§ **OBJECTIVE**
Search the records for "standalone". Copy every line where it appears.

§ **RECORDS SHOWN**

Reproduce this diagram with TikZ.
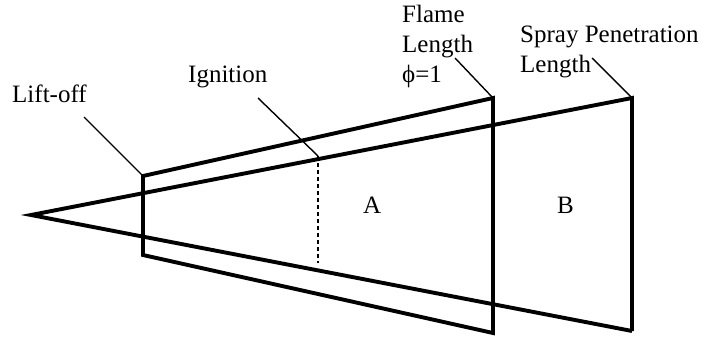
\documentclass[tikz,border=0pt]{standalone}
\usepackage{fontspec}
\setmainfont{Liberation Serif}
\begin{document}
\begin{tikzpicture}[x=1pt,y=-1pt,
  thickline/.style={line width=3.9pt,line join=miter},
  leader/.style={line width=1.4pt},
  ignline/.style={line width=2.4pt,dash pattern=on 4pt off 3pt},
  lbl/.style={anchor=base west,inner sep=0pt,font=\fontsize{25}{30}\selectfont,align=left}]
\useasboundingbox (0,0) rectangle (708,337);
% spray triangle
\coordinate (apex) at (31,215);
\coordinate (stop) at (632,98);
\coordinate (sbot) at (632,331);
% flame trapezoid
\coordinate (ftl) at (143,176);
\coordinate (fbl) at (143,255);
\coordinate (ftr) at (493,98);
\coordinate (fbr) at (493,333);
% ignition
\coordinate (igtop) at (318,156);
\coordinate (igbot) at (318,263);
% leader starts
\coordinate (lolead) at (84,117);
\coordinate (iglead) at (258,98);
\coordinate (fllead) at (455,58);
\coordinate (splead) at (592,58);

\draw[thickline] (sbot) -- (apex) -- (stop) -- (sbot);
\draw[thickline] (ftl) -- (ftr) -- (fbr) -- (fbl) -- cycle;
\draw[ignline] (igtop) -- (igbot);

\draw[leader] (lolead) -- (ftl);
\draw[leader] (iglead) -- (igtop);
\draw[leader] (fllead) -- (ftr);
\draw[leader] (splead) -- (stop);

\node[lbl] (liftoff) at (12,102) {Lift-off};
\node[lbl] (ignition) at (188,82) {Ignition};
\node[lbl] (flame) at (402,82) {Flame\\Length\\\symbol{"03D5}=1};
\node[lbl] (spray) at (520,72) {Spray Penetration\\Length};
\node[lbl] (A) at (363,213) {A};
\node[lbl] (B) at (557,213) {B};
\end{tikzpicture}
\end{document}
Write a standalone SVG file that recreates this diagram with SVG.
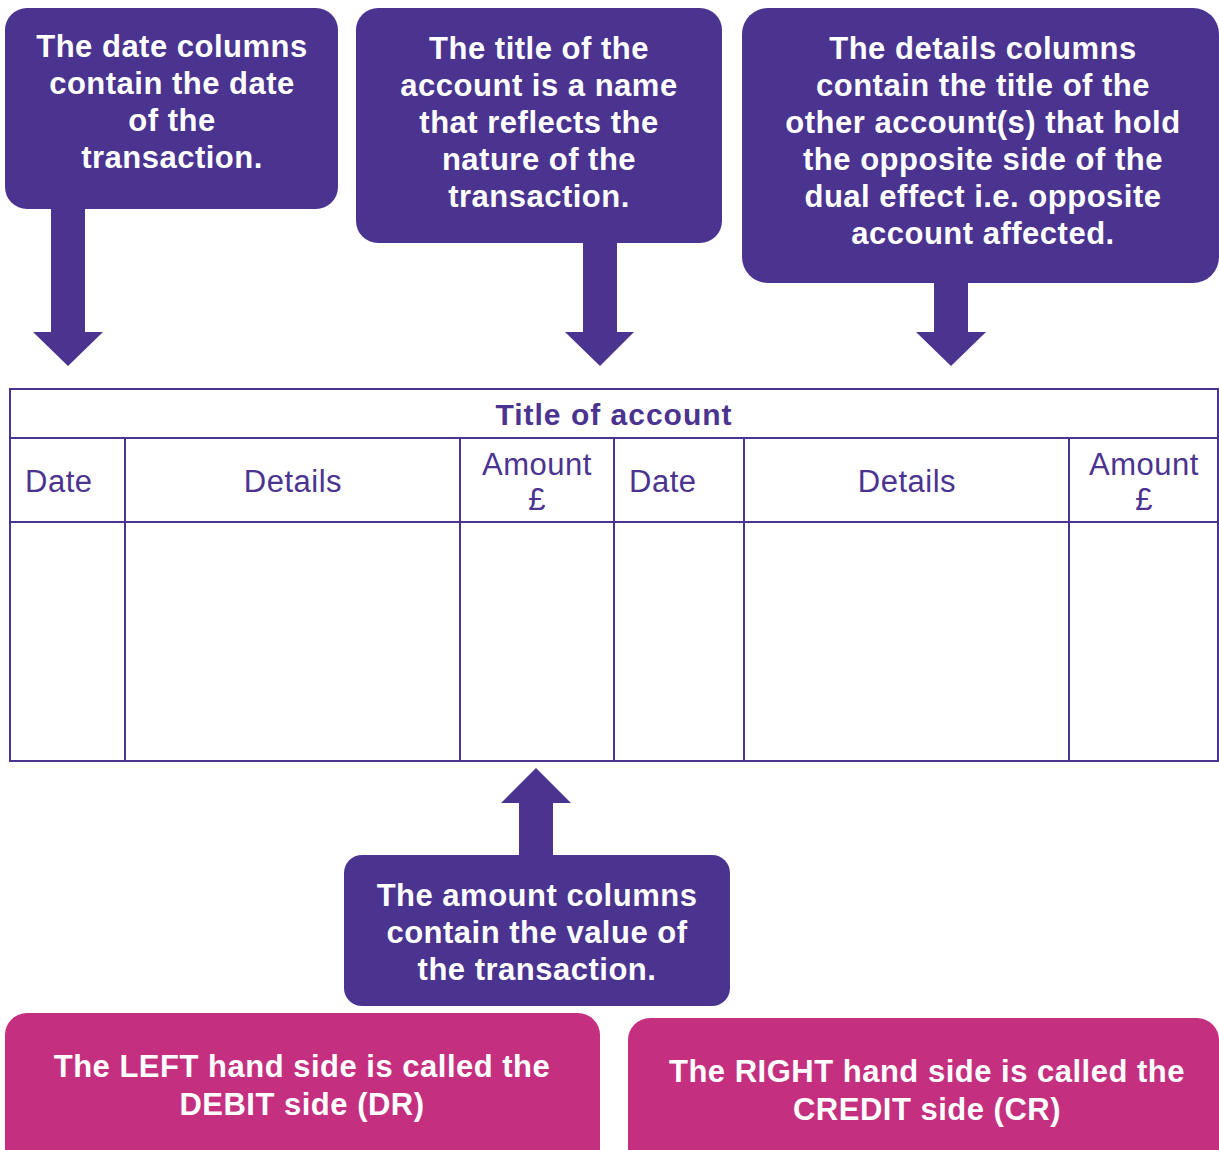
<svg xmlns="http://www.w3.org/2000/svg" width="1219" height="1150" viewBox="0 0 1219 1150">
  <style>
    .callout { fill: #4b3390; }
    .side { fill: #c4307f; }
    .note { font-family: "Liberation Sans", Arial, sans-serif; font-weight: bold; font-size: 31px; letter-spacing: 0.5px; fill: #ffffff; text-anchor: middle; }
    .grid { fill: none; stroke: #4b3390; stroke-width: 2; }
    .head { font-family: "Liberation Sans", Arial, sans-serif; font-size: 31px; letter-spacing: 0.5px; fill: #4b3390; }
    .title { font-family: "Liberation Sans", Arial, sans-serif; font-weight: bold; font-size: 30px; letter-spacing: 1px; fill: #4b3390; text-anchor: middle; }
  </style>

  <rect width="1219" height="1150" fill="#ffffff"/>

  <!-- Callout arrows -->
  <g id="connectors" class="callout">
    <polygon points="51,205 85,205 85,332 103,332 68,366 33,332 51,332"/>
    <polygon points="583,239 617,239 617,332 634,332 600,366 565,332 583,332"/>
    <polygon points="934,279 968,279 968,332 986,332 951,366 916,332 934,332"/>
    <polygon points="519,859 553,859 553,803 571,803 536,768 501,803 519,803"/>
  </g>

  <!-- Date columns callout -->
  <g id="note-date">
    <rect class="callout" x="5" y="8" width="333" height="201" rx="22"/>
    <text class="note" x="172" y="57">The date columns</text>
    <text class="note" x="172" y="94">contain the date</text>
    <text class="note" x="172" y="131">of the</text>
    <text class="note" x="172" y="168">transaction.</text>
  </g>

  <!-- Title callout -->
  <g id="note-title">
    <rect class="callout" x="356" y="8" width="366" height="235" rx="22"/>
    <text class="note" x="539" y="59">The title of the</text>
    <text class="note" x="539" y="96">account is a name</text>
    <text class="note" x="539" y="133">that reflects the</text>
    <text class="note" x="539" y="170">nature of the</text>
    <text class="note" x="539" y="207">transaction.</text>
  </g>

  <!-- Details callout -->
  <g id="note-details">
    <rect class="callout" x="742" y="8" width="477" height="275" rx="26"/>
    <text class="note" x="983" y="59">The details columns</text>
    <text class="note" x="983" y="96">contain the title of the</text>
    <text class="note" x="983" y="133">other account(s) that hold</text>
    <text class="note" x="983" y="170">the opposite side of the</text>
    <text class="note" x="983" y="207">dual effect i.e. opposite</text>
    <text class="note" x="983" y="244">account affected.</text>
  </g>

  <!-- T-account table -->
  <g id="account-table">
    <rect class="grid" x="10" y="389" width="1208" height="372"/>
    <line class="grid" x1="10" y1="438" x2="1218" y2="438"/>
    <line class="grid" x1="10" y1="522" x2="1218" y2="522"/>
    <line class="grid" x1="125" y1="438" x2="125" y2="761"/>
    <line class="grid" x1="460" y1="438" x2="460" y2="761"/>
    <line class="grid" x1="614" y1="438" x2="614" y2="761"/>
    <line class="grid" x1="744" y1="438" x2="744" y2="761"/>
    <line class="grid" x1="1069" y1="438" x2="1069" y2="761"/>
    <text class="title" x="614" y="425">Title of account</text>
    <text class="head" x="25" y="492">Date</text>
    <text class="head" x="293" y="492" text-anchor="middle">Details</text>
    <text class="head" x="537" y="475" text-anchor="middle">Amount</text>
    <text class="head" x="537" y="510" text-anchor="middle">£</text>
    <text class="head" x="629" y="492">Date</text>
    <text class="head" x="907" y="492" text-anchor="middle">Details</text>
    <text class="head" x="1144" y="475" text-anchor="middle">Amount</text>
    <text class="head" x="1144" y="510" text-anchor="middle">£</text>
  </g>

  <!-- Amount callout -->
  <g id="note-amount">
    <rect class="callout" x="344" y="855" width="386" height="151" rx="18"/>
    <text class="note" x="537" y="906">The amount columns</text>
    <text class="note" x="537" y="943">contain the value of</text>
    <text class="note" x="537" y="980">the transaction.</text>
  </g>

  <!-- Debit side -->
  <g id="debit-side">
    <rect class="side" x="5" y="1013" width="595" height="170" rx="22"/>
    <text class="note" x="302" y="1077">The LEFT hand side is called the</text>
    <text class="note" x="302" y="1115">DEBIT side (DR)</text>
  </g>

  <!-- Credit side -->
  <g id="credit-side">
    <rect class="side" x="628" y="1018" width="591" height="170" rx="22"/>
    <text class="note" x="927" y="1082">The RIGHT hand side is called the</text>
    <text class="note" x="927" y="1120">CREDIT side (CR)</text>
  </g>
</svg>
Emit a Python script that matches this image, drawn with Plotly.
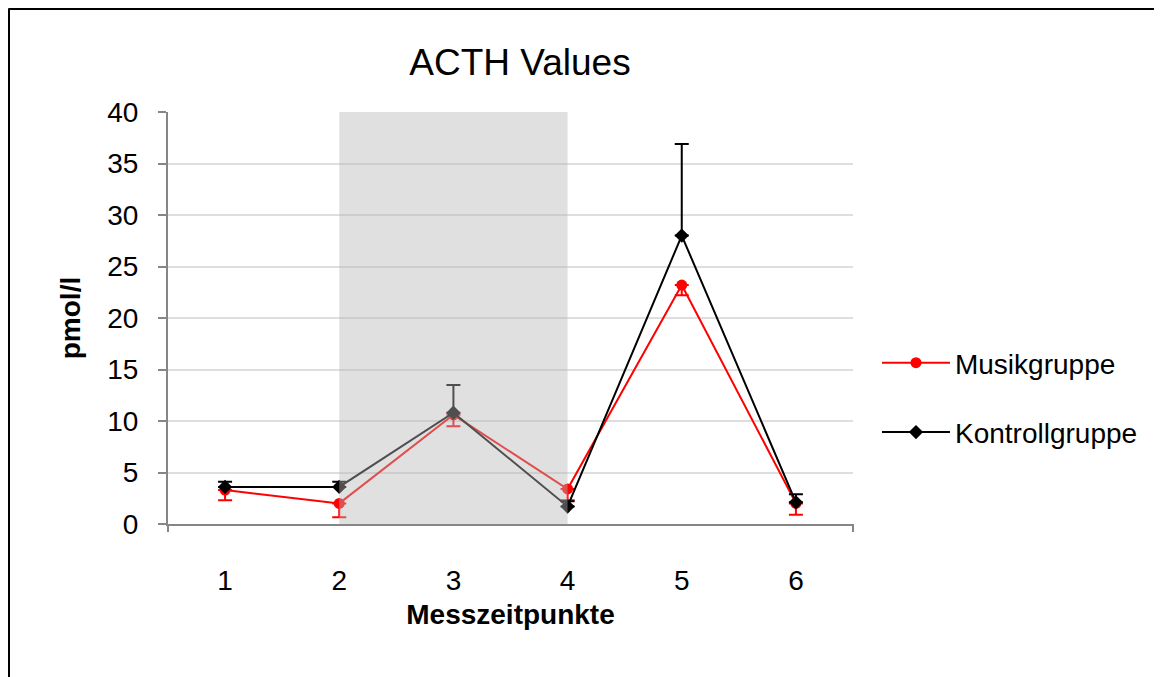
import plotly.graph_objects as go

time_points = [1, 2, 3, 4, 5, 6]
tick_labels = ["1", "2", "3", "4", "5", "6"]
musik_values = [3.3, 2.0, 10.6, 3.4, 23.2, 2.0]
musik_err_minus = [1.0, 1.35, 1.1, 1.1, 1.0, 1.1]
kontroll_values = [3.6, 3.6, 10.8, 1.7, 28.0, 2.1]
kontroll_err_plus = [0.5, 0.5, 2.7, 0.5, 8.9, 0.8]
zero_err = [0, 0, 0, 0, 0, 0]
shade_start, shade_end = 2, 4

FONT = "Liberation Sans, Arial, sans-serif"

# page has an 8px body margin; plot area sits at page x 168..853, y 112..524
W, H = 1154, 669
L, T = 160, 104
PW, PH = 685, 412

fig = go.Figure()
fig.add_trace(go.Scatter(
    x=time_points, y=musik_values, name="Musikgruppe", mode="lines+markers",
    line=dict(color="#ff0000", width=2),
    marker=dict(symbol="circle", size=11, color="#ff0000"),
    error_y=dict(type="data", symmetric=False, array=zero_err, arrayminus=musik_err_minus,
                 color="#ff0000", thickness=2, width=7),
    legendgroup="a",
))
fig.add_trace(go.Scatter(
    x=time_points, y=kontroll_values, name="Kontrollgruppe", mode="lines+markers",
    line=dict(color="#000000", width=2),
    marker=dict(symbol="diamond", size=11, color="#000000"),
    error_y=dict(type="data", symmetric=False, array=kontroll_err_plus, arrayminus=zero_err,
                 color="#000000", thickness=2, width=7),
    legendgroup="b",
))

# shaded interval (drawn over the lines, semi-transparent)
fig.add_shape(type="rect", xref="x", yref="y", x0=shade_start, x1=shade_end, y0=0, y1=40,
              fillcolor="rgb(184,184,184)", opacity=0.43, line=dict(width=0), layer="above")

# outer frame (top and left edges visible)
fx = -(L - 0.5) / PW
fy = 1 + (T - 0.5) / PH
fig.add_shape(type="line", xref="paper", yref="paper", x0=fx, x1=1.6, y0=fy, y1=fy,
              line=dict(color="#000000", width=3))
fig.add_shape(type="line", xref="paper", yref="paper", x0=fx, x1=fx, y0=fy, y1=-0.5,
              line=dict(color="#000000", width=3))
# x-axis end ticks
for xp in [0, 1]:
    fig.add_shape(type="line", xref="paper", yref="paper", x0=xp, x1=xp, y0=0, y1=-8 / PH,
                  line=dict(color="#868686", width=2))

fig.update_layout(
    width=W, height=H,
    margin=dict(l=L, r=W - L - PW, t=T, b=H - T - PH),
    paper_bgcolor="white", plot_bgcolor="white",
    font=dict(family=FONT, color="#000000"),
    title=dict(text="ACTH Values", x=(520 - 168) / PW, xref="paper", xanchor="center",
               y=1 - 54 / H, yref="container", yanchor="middle",
               font=dict(size=37, family=FONT, color="#000000")),
    showlegend=True,
    legend=dict(x=1.035, xanchor="left", y=(524 - 397.5) / PH, yanchor="middle",
                font=dict(size=28, family=FONT), tracegroupgap=30, itemwidth=68,
                bgcolor="rgba(0,0,0,0)"),
)
fig.update_xaxes(
    type="linear", range=[0.5, 6.5], tickmode="array", tickvals=time_points, ticktext=tick_labels,
    showgrid=False, zeroline=False, showline=True, linecolor="#868686", linewidth=2,
    ticks="", tickfont=dict(size=28, family=FONT), ticklabelstandoff=30,
    title=dict(text="<b>Messzeitpunkte</b>", font=dict(size=28, family=FONT), standoff=10),
)
fig.update_yaxes(
    range=[0, 40], tickmode="linear", tick0=0, dtick=5,
    showgrid=True, gridcolor="#dedede", gridwidth=1.5, zeroline=False,
    showline=True, linecolor="#868686", linewidth=2,
    ticks="outside", ticklen=8, tickcolor="#868686", tickwidth=2,
    tickfont=dict(size=28, family=FONT), ticklabelstandoff=14,
    title=dict(text="<b>pmol/l</b>", font=dict(size=28, family=FONT), standoff=18),
)

fig.write_html("out.html")
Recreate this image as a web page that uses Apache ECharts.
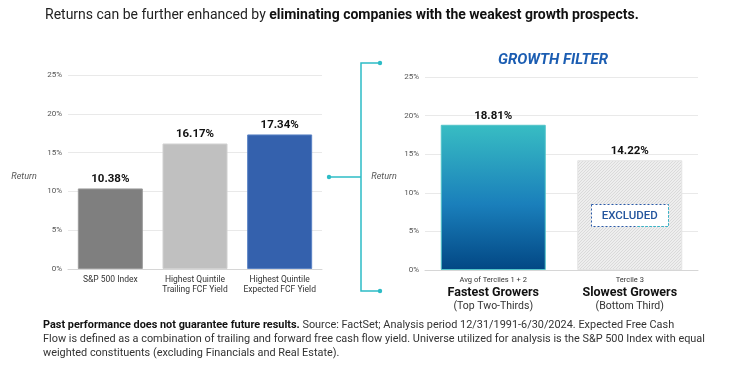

§ **TASK SOLUTION**
\documentclass[tikz,border=0pt]{standalone}
Write a standalone SVG file that recreates this diagram with SVG.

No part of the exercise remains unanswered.